Let me explain the advantages of open source with the help of a story from 'Panchtantra': this has common thread in all cultures; it is there in Aesop's fables too. It is a story of a hare and a tortoise.

The Tortoise and the Hare
One day, the hare and the tortoise decided to race against each other. The hare obviously took the lead; he thought of relaxing and went off to sleep. The tortoise, walking slowly but steadily, overtook the hare and won the race. The moral is,
'Slow but steady wins the race'.
In recent time, some new chapters have been added.

The hare was perturbed by the defeat. He asked the tortoise to race again. This time he did not take rest and won the race easily. The moral is,
'It is better to be fast and reliable'.
But, this is not the end of the story.

After some days, the tortoise asked the hare to race once again but with a condition that the course will be chosen by him. The hare, who was confident of his victory, gave him a free hand. This time the course included a river. The hare ran up to the river and then stopped. The tortoise came and swam across the river to win the race. The moral is,
'Every one has weak and strong points – play on your strong side.'
However, the story still does not end here.
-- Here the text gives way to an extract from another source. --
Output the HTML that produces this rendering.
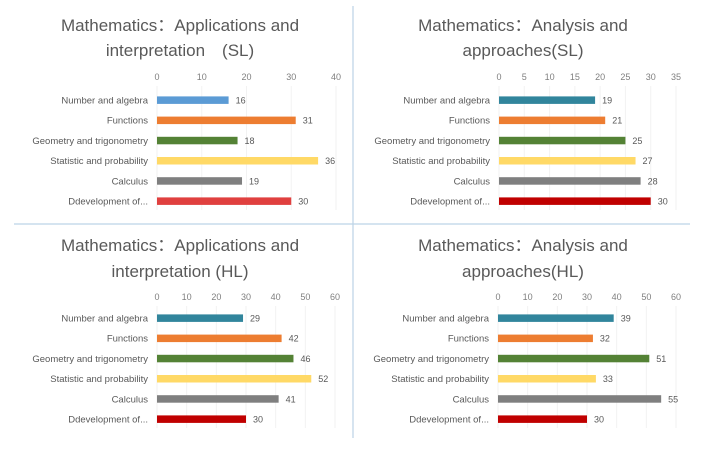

After some days, the tortoise and the hare repeated the race over the same course but the rules were changed. This time they decided run it as a team. On the ground, the hare carried the tortoise on his back and on the river, the tortoise carried the hare on his back. The result was that both of them reached the destination quickly, saved time and enjoyed the race too. The moral is,
'It is best to consolidate everyone's strong points'.
Formats are particular way of encoding or a method of storing information so that a computer programme or a device may, understand, reproduce, and,  if the need be, render it for modifications.  
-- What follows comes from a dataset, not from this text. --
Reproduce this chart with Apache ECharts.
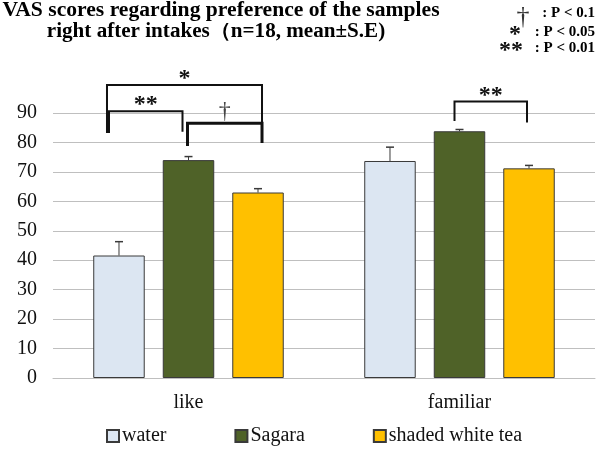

Formats may be proprietary. They could be,
  • Secret and protected as a trade secret; or
  • Published and yet protected as a patent (as was the gif format for images).
This is not true for open formats. They are,
  1. Documented and published - sufficient to implement them in any computer programme or device.
  2. Made available irrevocably to everyone without any royalty or fee.
  3. Maintained by a neutral body, where decisions are taken with consensus or majority thus catering to the needs of all.

Advantages of Open Format
Open formats, not only avoid monopoly but encourage healthy competition. Information technology has best flourished in the open formats/ standards: the Internet, the web, the protocol transfer are all based on open formats/ standards. Apart from other advantages,
  1. There is no fear of patents or licensing;
  2. Open source software supporting ODF exists for every operating system; they work across the operating systems. 
  3. The files can never be lost as they will always be accessible.
  4. They can be implemented in any software making the users true owners of their files.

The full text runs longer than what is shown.